I dread texting you back and meeting up. What sort of friendship is this? I comfort myself with the thought that it'll be over in five years. If I won't worry about it in five years, I don't need to worry about it now. There, I'll let out the sigh I didn't realise I was holding. In the same way I'll let go of your hand. There, it'll be that simple.
You should've kept quiet. You should've held back and listened to both side-- No, you should've been on my side. Now I don't expect much from you. Whenever you smile at me I feel some type of way. It's a bad feeling. Some things should just be granted. I thought your love for me was unconditional, but I guess you were just on my side when it was easier for you to be. I don't know how I feel about you anymore. I used to admire you, now I wish you wouldn't speak my name. Funny how one afternoon could have led to this. You should've just kept quiet, I would still have respect for you that way. You should've apologised. There's nothing I hate more than people who can't control their words when they're angry. It's very telling.
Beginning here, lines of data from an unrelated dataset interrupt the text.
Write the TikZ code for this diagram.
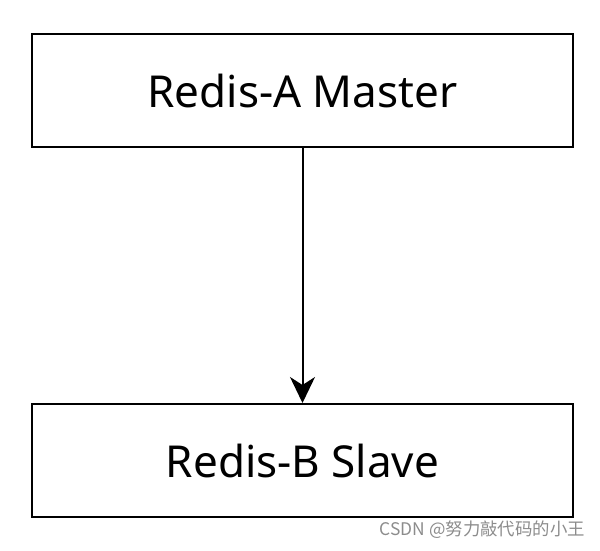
\documentclass[tikz,border=0pt]{standalone}
\usepackage{fontspec}
\setmainfont{Noto Sans}
\newfontfamily\cjk{Noto Sans CJK SC}
\usetikzlibrary{arrows.meta}
\begin{document}
\begin{tikzpicture}[x=1pt,y=-1pt,
  boxstyle/.style={draw=black,line width=2pt,minimum width=541pt,minimum height=113pt,inner sep=0pt,font=\fontsize{44}{52}\selectfont},
  linkstyle/.style={line width=2pt,-{Stealth[length=26pt,width=25pt,inset=8pt]}}]
\useasboundingbox (0,0) rectangle (600,550);
\node[boxstyle] (a) at (302.5,90.5) {Redis-A Master};
\node[boxstyle] (b) at (302.5,460.5) {Redis-B Slave};
\draw[linkstyle] (a) -- (b);
\node[anchor=east,text=black!45,inner sep=0pt,font=\cjk\fontsize{17.4}{20}\selectfont] (w) at (585,530) {CSDN @努力敲代码的小王};
\end{tikzpicture}
\end{document}
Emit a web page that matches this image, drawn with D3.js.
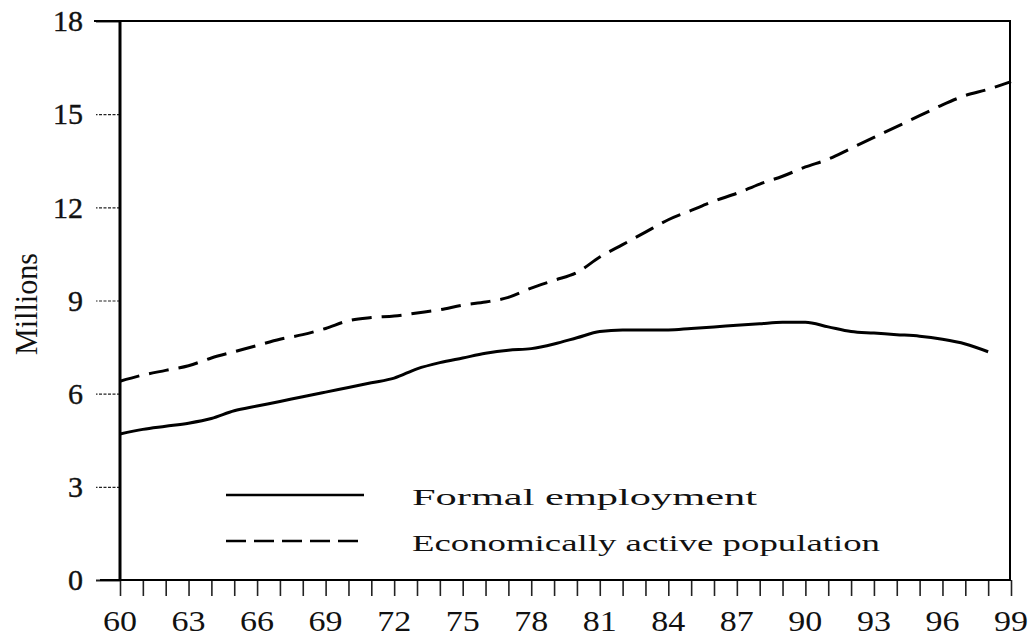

It always comes out of nowhere. am i really the type to be touched so easily? it wasn't much. i know that far. we met at our bus stop, but i seem to have already taken a liking to you. why am i like this...i guess i just like having crushes. after 2 years in the same course, you introduced yourself for the first time after an exam. i normally don't like small talk, but it came easily to me then. you complimented me, looked up my bus route for me, and assured me that i'll do fine. our meeting came out of nowhere, but it was a welcome surprise. I was supposed to see you the same time a few days after, i was worried you would leave first. But there you were, but i don't know what it was. I was just too afraid to approach first. You looked busy on your phone, and i didn't want to interrupt. i also didn't want you getting the wrong idea and there were too many people around. yeah, i came up with a million excuses to not walk over and say hi. It's frustrating for me too, but i'm always like this. i just hope my first impression sticks and you don't think i'm cold.
The sun will still smile down on me if I cry. The world won't end just because I want it to either. I can't hold onto the hands of time and ask them to stop for a moment or an eternity. Life is just happening to me. My parents just decided and i was poofed into existence. A soul was breathed into me and it's still here. Breathing even if i don't want it to. The sun will still set whether i want it to or not. A new day will roll around whether i'm prepared for it or not. Right now life is just happening to me. No other way to describe it. Life isn't hurting or exciting me. It's just happening. Like i'm just watching a movie, nothing too problematic or uneventful. It's just on because someone decided to turn it on. But i'm the one who has to watch it for its entirety incase something happens. idek.
it can get better or worse, it can go my way or it wont. all i can do is work hard or waste time. worry or work hard. stress or work hard. at the end of the day, the only reasonable option is to work hard. even if i cant find the energy. long run over current feelings. head over heart.